The Come-Back, Day 19. Shifting Sands of Change.

In every town there's a store that everyone has gone to at one time or another. It carries just about everything, and has reasonable prices. The owners are always to be seen attending to customers, even if there are other shop assistants. It's a place where you've been taken by your grandparents, and where you take your children. In our town, there's such a store. It's called Encarnita Moda.

It had a long history. It was open since 1951 and closed just at the end of last November. The owners, Juan and Encarnita, were always there; it didn't matter that they had retired. 

You could wander in naked, and wander out dressed from top to bottom.

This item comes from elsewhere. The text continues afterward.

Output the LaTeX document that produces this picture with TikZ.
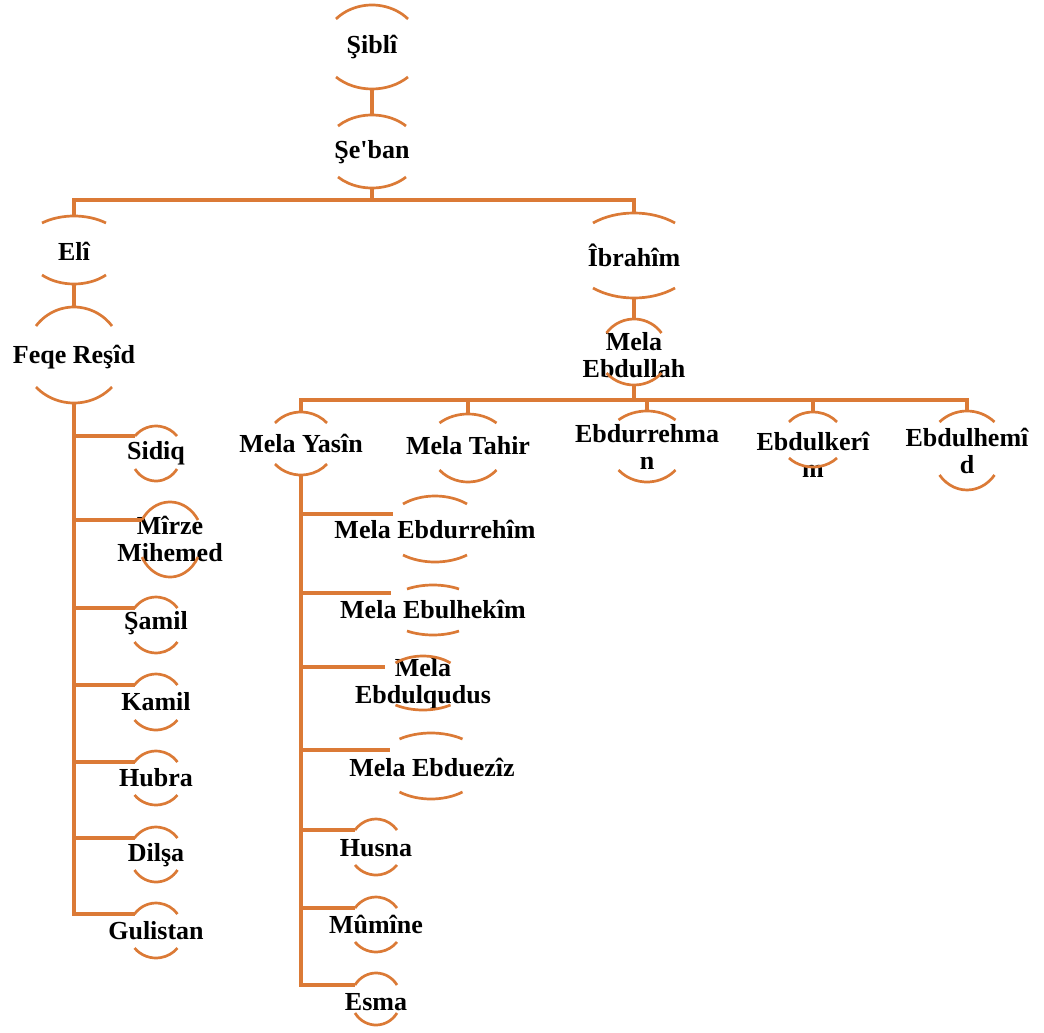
\documentclass[tikz,border=0pt]{standalone}
\usepackage{fontspec}
\setmainfont{Liberation Serif}[Ligatures=TeXOff]
\definecolor{tree}{HTML}{DB7A36}
\tikzset{
  lbl/.style={inner sep=0pt, align=center, font=\fontsize{26}{27}\selectfont\bfseries, text=black},
  ring/.style={draw=tree, line width=2.7pt},
  link/.style={draw=tree, line width=3.1pt},
}
% \rings{name}{cx}{cy}{halfwidth}{top apex}{top end}{bottom apex}{bottom end}  (cy measured downward)
\newcommand\rings[8]{%
  \pgfmathsetmacro\rcy{-(#3)}%
  \pgfmathsetmacro\tth{asin((#6)/(#5))}%
  \pgfmathsetmacro\trx{(#4)/cos(\tth)}%
  \pgfmathsetmacro\bth{asin((#8)/(#7))}%
  \pgfmathsetmacro\brx{(#4)/cos(\bth)}%
  \draw[ring] ({#2-#4},{\rcy+#6}) arc[start angle={180-\tth}, end angle={\tth}, x radius=\trx pt, y radius=#5pt];
  \draw[ring] ({#2-#4},{\rcy-#8}) arc[start angle={180+\bth}, end angle={360-\bth}, x radius=\brx pt, y radius=#7pt];
  \coordinate (#1-t) at (#2,{\rcy+#5});
  \coordinate (#1-b) at (#2,{\rcy-#7});
  \coordinate (#1-l) at ({#2-#4},{\rcy+#6});
}
\begin{document}
\begin{tikzpicture}[x=1pt,y=1pt]
\useasboundingbox (0,0) rectangle (1044,-1033);

% ---- nodes ----
\node[lbl] (sibli) at (372,-47) {Şiblî};
\rings{sibli}{372}{47}{36}{42}{28}{42}{30}
\node[lbl] (seban) at (372,-152) {Şe'ban};
\rings{seban}{372}{151.5}{34}{36.5}{25.5}{36.5}{25.5}
\node[lbl] (eli) at (74,-251) {Elî};
\rings{eli}{74}{250}{32}{34}{27}{34}{25}
\node[lbl] (feqe) at (74,-357) {Feqe Reşîd};
\rings{feqe}{74}{355}{38}{48}{29}{48}{32}
\node[lbl] (ibrahim) at (634,-255) {Îbrahîm};
\rings{ibrahim}{634}{255.5}{41}{42.5}{32.5}{42.5}{32.5}
\node[lbl] (ebdullah) at (634,-355) {Mela\\Ebdullah};
\rings{ebdullah}{634}{352}{27.5}{33}{19}{33}{21}

\node[lbl] (yasin) at (301,-443) {Mela Yasîn};
\rings{yasin}{301}{443.5}{26}{31.5}{20.5}{31.5}{20.5}
\node[lbl] (tahir) at (468,-446) {Mela Tahir};
\rings{tahir}{468}{448}{28.5}{34}{25}{34}{22}
\node[lbl] (rehman) at (647,-447) {Ebdurrehma\\n};
\rings{rehman}{647}{446.5}{28.5}{35.5}{26.5}{35.5}{23.5}
\node[lbl] (kerim) at (813,-455) {Ebdulkerî\\m};
\rings{kerim}{813}{439.5}{24}{27.5}{17.5}{27.5}{18.5}
\node[lbl] (hemid) at (967,-451) {Ebdulhemî\\d};
\rings{hemid}{967}{450.5}{27.5}{39.5}{28.5}{39.5}{24.5}

\node[lbl] (sidiq) at (156,-453) {Sidiq};
\rings{sidiq}{156}{453.5}{21}{27.5}{17.5}{27.5}{15.5}
\node[lbl] (mirze) at (170,-539) {Mîrze\\Mihemed};
\rings{mirze}{170}{539.5}{28}{37.5}{19.5}{37.5}{17.5}
\node[lbl] (samil) at (156,-623) {Şamil};
\rings{samil}{156}{625}{21.5}{28}{17}{28}{17}
\node[lbl] (kamil) at (156,-702) {Kamil};
\rings{kamil}{156}{702}{21.5}{28}{17}{28}{18}
\node[lbl] (hubra) at (156,-778) {Hubra};
\rings{hubra}{156}{778}{21.5}{27}{16}{27}{17}
\node[lbl] (dilsa) at (156,-855) {Dilşa};
\rings{dilsa}{156}{854.5}{21.5}{27.5}{16.5}{27.5}{15.5}
\node[lbl] (gulistan) at (156,-931) {Gulistan};
\rings{gulistan}{156}{930.5}{21.5}{27.5}{16.5}{27.5}{17.5}

\node[lbl] (rehim) at (435,-529) {Mela Ebdurrehîm};
\rings{rehim}{435}{529}{32}{33}{25}{33}{26}
\node[lbl] (hekim) at (433,-609) {Mela Ebulhekîm};
\rings{hekim}{433}{610}{26}{25}{21}{25}{21}
\node[lbl] (qudus) at (423,-684) {Mela\\Ebdulqudus};
\rings{qudus}{423}{683}{27.5}{27}{20}{27}{22}
\node[lbl] (eziz) at (432,-767) {Mela Ebduezîz};
\rings{eziz}{431}{766}{31.5}{33}{27}{33}{26}
\node[lbl] (husna) at (376,-848) {Husna};
\rings{husna}{376}{847}{21}{28}{17}{28}{18}
\node[lbl] (mumine) at (376,-924) {Mûmîne};
\rings{mumine}{376}{924.5}{21}{27.5}{16.5}{27.5}{17.5}
\node[lbl] (esma) at (376,-1002) {Esma};
\rings{esma}{376}{999}{21}{26}{14}{26}{14}

% ---- junctions ----
\coordinate (j1) at (372,-200);
\coordinate (j2) at (634,-400);
\coordinate (k1) at (393,-514);
\coordinate (k2) at (391,-593);
\coordinate (k3) at (385,-667);
\coordinate (k4) at (390,-750);

% ---- connectors ----
\draw[link] (sibli-b) -- (seban-t);
\draw[link] (seban-b) -- (j1);
\draw[link] (eli-t) |- (j1) -| (ibrahim-t);
\draw[link] (eli-b) -- (feqe-t);
\draw[link] (ibrahim-b) -- (ebdullah-t);
\draw[link] (ebdullah-b) -- (j2);
\draw[link] (yasin-t) |- (j2) -| (hemid-t);
\draw[link] (tahir-t) -- (tahir-t |- j2);
\draw[link] (rehman-t) -- (rehman-t |- j2);
\draw[link] (kerim-t) -- (kerim-t |- j2);

\draw[link] (feqe-b) |- (gulistan-l);
\foreach \c in {sidiq,mirze,samil,kamil,hubra,dilsa}
  \draw[link] (feqe-b |- \c-l) -- (\c-l);

\draw[link] (yasin-b) |- (esma-l);
\foreach \c in {k1,k2,k3,k4,husna-l,mumine-l}
  \draw[link] (yasin-b |- \c) -- (\c);
\end{tikzpicture}
\end{document}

They sold underwear, shoes, socks, clothes both for adults and children, coats, jackets, hats, yarn for crochet and knitting, buttons, zippers, thread, patches, embroidery floss, elastic, ribbon, hooks and clasps, sheets, blankets, bed spreads, towels, sewing needles, knitting needles, and crochet needles. And probably much more. In the beginning years, they even sewed clothes.

Everyone my age has gone to that store to buy track suits for gym class at school every year. Every parent has gone there to buy clothes for their children. Every adult has gone there to buy clothes for their parents. Everyone has gone there to buy some article of clothing of superior quality. In later years, chain stores and internet have won over local stores, but Encarnita always had customers. 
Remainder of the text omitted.